Speaking on last night’s (11 August) edition of CNBC show Marketing|Media|Money – co-hosted by Charlie Crowe, chairman of M&M Global parent company C Squared – Clark envisaged a future scenario where consumers exclusively manage banking via platforms such as WeChat and Amazon.
Former Saatchi & Saatchi executive Clark, who is retiring after 15 years running the bank’s marketing, believes that traditional banking brands like HSBC will increasingly need to strike partnerships with technology platforms where consumers manage their lives.
“There might be a time in the future where I might turn to my two kids and say in 10 years’ time ‘Who are you banking with at the moment?’ And they say [that the] money’s with HSBC but I really like using the Amazon front end for this, that, and the other,” said Clark.
“Those are the kind of possibilities we might have to face into. But if we work with those guys, if we get alongside them and start to get them to help us understand better and partner with them, because we have to, because they’d need our risk, they’d need our ability to run the balance sheet, to take the deposits, to lend them to the right people, to make the business work.
“I think those are the kind of alliances in the future that you might see.”
And Clark believes those innovations are most likely to emerge from Asia, given the willingness of consumers in that region to engage with brands through platforms like Tencent’s WeChat: “When you look at some of the ways in which innovations are occurring across some of the other social media platforms, I think they should be looking to the East now for what happens next.
“Whether you’re Facebook, or whether you’re Twitter, or whether you’re Instagram. You know, what’s happening in the East I think will change the whole dialogue,” he said.
Clark was questioned about the controversial ANA report, which alleged that agencies have been receiving ‘kickbacks’ from media owners, and then not passing these back on to clients.
While admitting the furore “reflects poorly on the media marketplace”, he argued that the claims have not caused HSBC any “major issues”.
“We have some very tight audit processes we run […] and we are reasonably assured that our exposure to any of that is almost zero,” he said. “It might make us unpopular with some of those vendors, but actually at the end of the day I’m feeling like I can sleep at night knowing where [….] most of our money is and how it’s being spent.”
Clark also discussed the decision taken five years’ ago to drop HSBC’s famous tagline, ‘The World’s Local Bank’. He insisted that, in light of the bank’s changing geographical presence, it had become a statement the brand could no longer justify.
“[It] was an incredibly powerful positioning for us.
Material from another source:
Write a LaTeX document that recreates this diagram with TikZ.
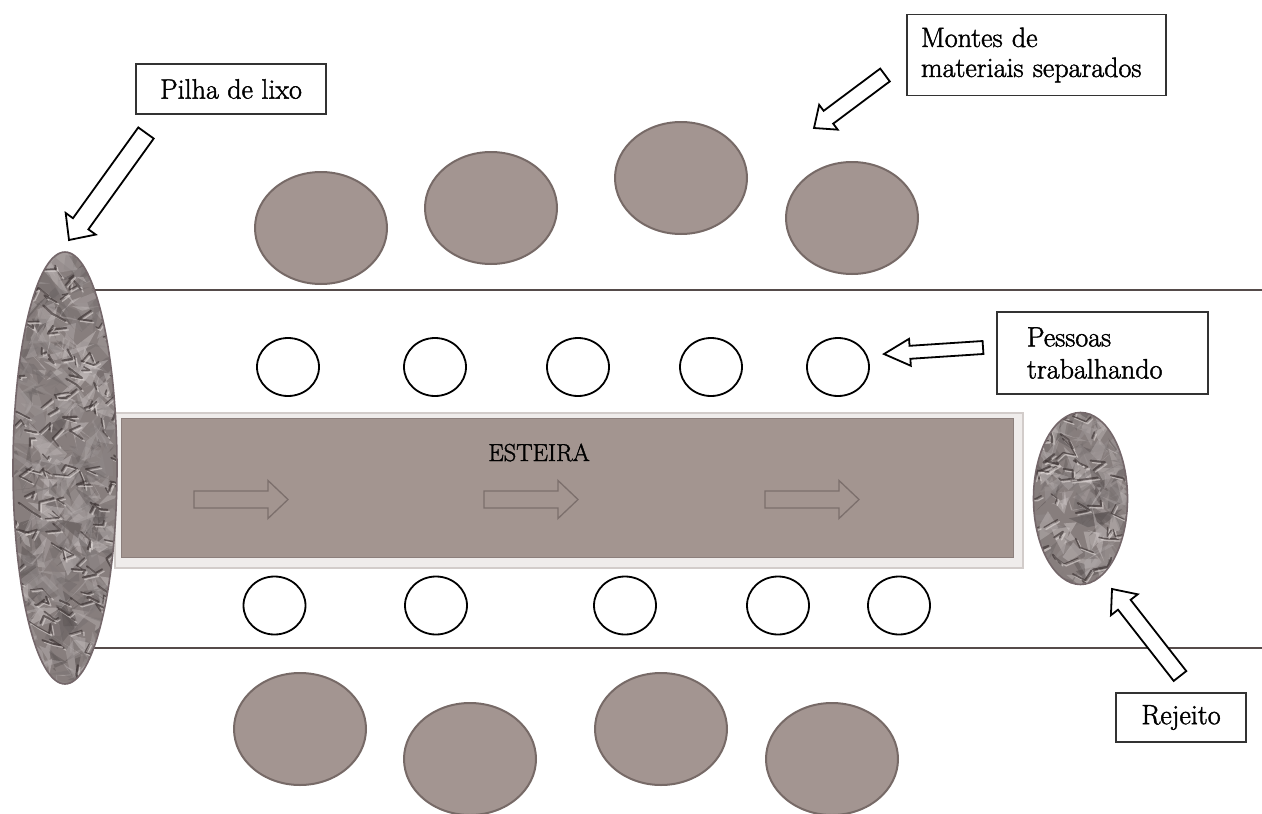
\documentclass[tikz,border=0pt]{standalone}
\usepackage{fontspec}
\setmainfont{Latin Modern Roman}[RawFeature={embolden=1.6}]
\usetikzlibrary{calc,shapes.geometric}

\definecolor{mound}{HTML}{A39591}
\definecolor{moundedge}{HTML}{776A67}
\definecolor{belt}{HTML}{A39590}
\definecolor{beltedge}{HTML}{8C7F7C}
\definecolor{beltframe}{HTML}{EFECEB}
\definecolor{beltframeedge}{HTML}{D2CCCA}
\definecolor{beltarrow}{HTML}{7C6F6C}
\definecolor{rail}{HTML}{554B4A}
\definecolor{boxedge}{HTML}{333333}
\definecolor{pilebase}{HTML}{877E7D}
\definecolor{pileedge}{HTML}{74676A}
\definecolor{creasec}{HTML}{3A3131}
\definecolor{ridgec}{HTML}{E0D9D7}

% crumpled-paper texture: random facets, then dark creases with light ridges
\newcommand\crumple[6]{% centre x, centre y, half width, half height, facets, creases
  \fill[pilebase] (#1-#3,#2-#4) rectangle (#1+#3,#2+#4);
  \foreach \k in {1,...,#5}{%
    \pgfmathsetmacro\ux{#1+#3*rand}%
    \pgfmathsetmacro\uy{#2+#4*rand}%
    \pgfmathtruncatemacro\lv{140+65*rand}%
    \pgfmathtruncatemacro\lr{\lv+7}%
    \definecolor{facet}{RGB}{\lr,\lv,\lv}%
    \fill[facet,opacity=.45] (\ux,\uy) -- ++(20*rand,20*rand) -- ++(20*rand,20*rand) -- ++(20*rand,20*rand) -- cycle;
  }%
  \foreach \k in {1,...,#6}{%
    \pgfmathsetmacro\ux{#1+#3*rand}%
    \pgfmathsetmacro\uy{#2+#4*rand}%
    \pgfmathsetmacro\ax{15*rand}%
    \pgfmathsetmacro\ay{10*rand}%
    \pgfmathsetmacro\bx{15*rand}%
    \pgfmathsetmacro\by{10*rand}%
    \pgfmathsetmacro\lw{1.6+0.6*rand}%
    \draw[ridgec,line width=1.3pt,opacity=.6,line join=round,line cap=round] (\ux+2,\uy+2) -- ++(\ax,\ay) -- ++(\bx,\by);
    \draw[creasec,line width=\lw pt,opacity=.65,line join=round,line cap=round] (\ux,\uy) -- ++(\ax,\ay) -- ++(\bx,\by);
  }%
}

% hollow block arrow between two named coordinates
\newcommand\blockarrow[6]{% style, tail, tip, half body width, half head width, head length
  \path ($(#3)!#6pt!(#2)$) coordinate (#3-base);
  \draw[#1] ($(#2)!#4pt!90:(#3)$) -- ($(#3-base)!#4pt!90:(#3)$) -- ($(#3-base)!#5pt!90:(#3)$)
    -- (#3) -- ($(#3-base)!#5pt!-90:(#3)$) -- ($(#3-base)!#4pt!-90:(#3)$) -- ($(#2)!#4pt!-90:(#3)$) -- cycle;
}

\begin{document}
\begin{tikzpicture}[x=1pt,y=-1pt,
  labelfont/.style={font=\fontsize{28pt}{30pt}\selectfont},
  labelbox/.style={draw=boxedge,line width=1.3pt,fill=white,inner sep=0pt,labelfont},
  mound/.style={ellipse,fill=mound,draw=moundedge,line width=2pt,minimum width=132pt,minimum height=112pt,inner sep=0pt},
  person/.style={ellipse,draw=black,line width=1.8pt,minimum width=62pt,minimum height=58pt,inner sep=0pt},
  heap/.style={ellipse,draw=pileedge,line width=1.6pt,inner sep=0pt},
  pointer/.style={draw=black,line width=1.8pt,fill=white},
  beltpointer/.style={draw=beltarrow,line width=1.3pt,fill=belt},
  railline/.style={draw=rail,line width=2pt}]
\useasboundingbox[fill=white] (0,0) rectangle (1262,814);
\pgfmathsetseed{11}

% side rails of the sorting corridor
\draw[railline] (65,290) -- (1262,290);
\draw[railline] (65,648) -- (1262,648);

% conveyor belt
\node[draw=beltframeedge,fill=beltframe,line width=1.5pt,minimum width=908pt,minimum height=155pt,inner sep=0pt] (frame) at (569,490.5) {};
\node[draw=beltedge,fill=belt,line width=1pt,minimum width=892pt,minimum height=139pt,inner sep=0pt] (belt) at (567,487.5) {};
\node[font=\fontsize{24.5pt}{28pt}\selectfont,anchor=base] (esteira) at (539,461) {ESTEIRA};

\foreach \x [count=\i] in {194,484,765}{
  \coordinate (bt\i) at (\x,499.5);
  \coordinate (bp\i) at (\x+94,499.5);
  \blockarrow{beltpointer}{bt\i}{bp\i}{8.5}{19}{20}
}

% waste heap at the feed end
\begin{scope}
  \clip (65,468) ellipse [x radius=52pt, y radius=216pt];
  \crumple{65}{468}{52}{216}{480}{120}
\end{scope}
\node[heap,minimum width=104pt,minimum height=432pt] (pile) at (65,468) {};

% reject heap at the far end
\begin{scope}
  \clip (1080.5,498.5) ellipse [x radius=47pt, y radius=86pt];
  \crumple{1080.5}{498.5}{47}{86}{190}{45}
\end{scope}
\node[heap,minimum width=94pt,minimum height=172pt] (reject) at (1080.5,498.5) {};

% sorted material mounds
\node[mound] (m1) at (321,228) {};
\node[mound] (m2) at (491,208) {};
\node[mound] (m3) at (681,178) {};
\node[mound] (m4) at (852,218) {};
\node[mound] (m5) at (300,729) {};
\node[mound] (m6) at (470,759) {};
\node[mound] (m7) at (661,729) {};
\node[mound] (m8) at (832,759) {};

% workers on both sides of the belt
\foreach \x [count=\i] in {288,435,578,711,838}
  \node[person] (pt\i) at (\x,367) {};
\foreach \x [count=\i] in {274.5,436,625,778,899}
  \node[person] (pb\i) at (\x,605.5) {};

% labels
\node[labelbox,minimum width=190pt,minimum height=50pt] (lpilha) at (231,89) {Pilha de lixo};
\node[labelbox,minimum height=81pt,text width=231pt,inner xsep=14pt,align=left] (lmontes) at (1036.5,55)
  {Montes de\\materiais separados};
\node[labelbox,minimum height=82pt,text width=151pt,inner xsep=30pt,align=left,font=\fontsize{28pt}{32pt}\selectfont] (lpessoas) at (1102.5,353)
  {Pessoas\\trabalhando};
\node[labelbox,minimum width=130pt,minimum height=49pt] (lrejeito) at (1181,717.5) {Rejeito};

% pointers from labels
\coordinate (pilhatail) at (146,133);
\coordinate (pilhatip) at (69,240);
\blockarrow{pointer}{pilhatail}{pilhatip}{9.5}{18.5}{20}
\coordinate (montestail) at (885,75);
\coordinate (montestip) at (814,128);
\blockarrow{pointer}{montestail}{montestip}{8}{15.5}{18}
\coordinate (pessoastail) at (983,347.5);
\coordinate (pessoastip) at (884,354);
\blockarrow{pointer}{pessoastail}{pessoastip}{6.5}{13.5}{26}
\coordinate (rejeitotail) at (1180,676);
\coordinate (rejeitotip) at (1112,589);
\blockarrow{pointer}{rejeitotail}{rejeitotip}{8}{17}{20}
\end{tikzpicture}
\end{document}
But the reality of our business is that we have to simplify it […] We weren’t the world’s local bank. We didn’t have branches in places like Thailand anymore. And so it sort of is slightly disingenuous to sort of claim to be it,” said Clark.
And, despite the success of ‘The World’s Local Bank’, he claims there is no need to replace it with another strapline: “What is the role of a simple end line? If you look at marketing these days, there are many incredibly successful brands who don’t have a classical end line.
“The Googles and the Apples of this world, they’re not, you know, strapped to some set of words that they have to translate into multiple languages, because one of the things is that the world’s local bank translates quite well but not perfectly.”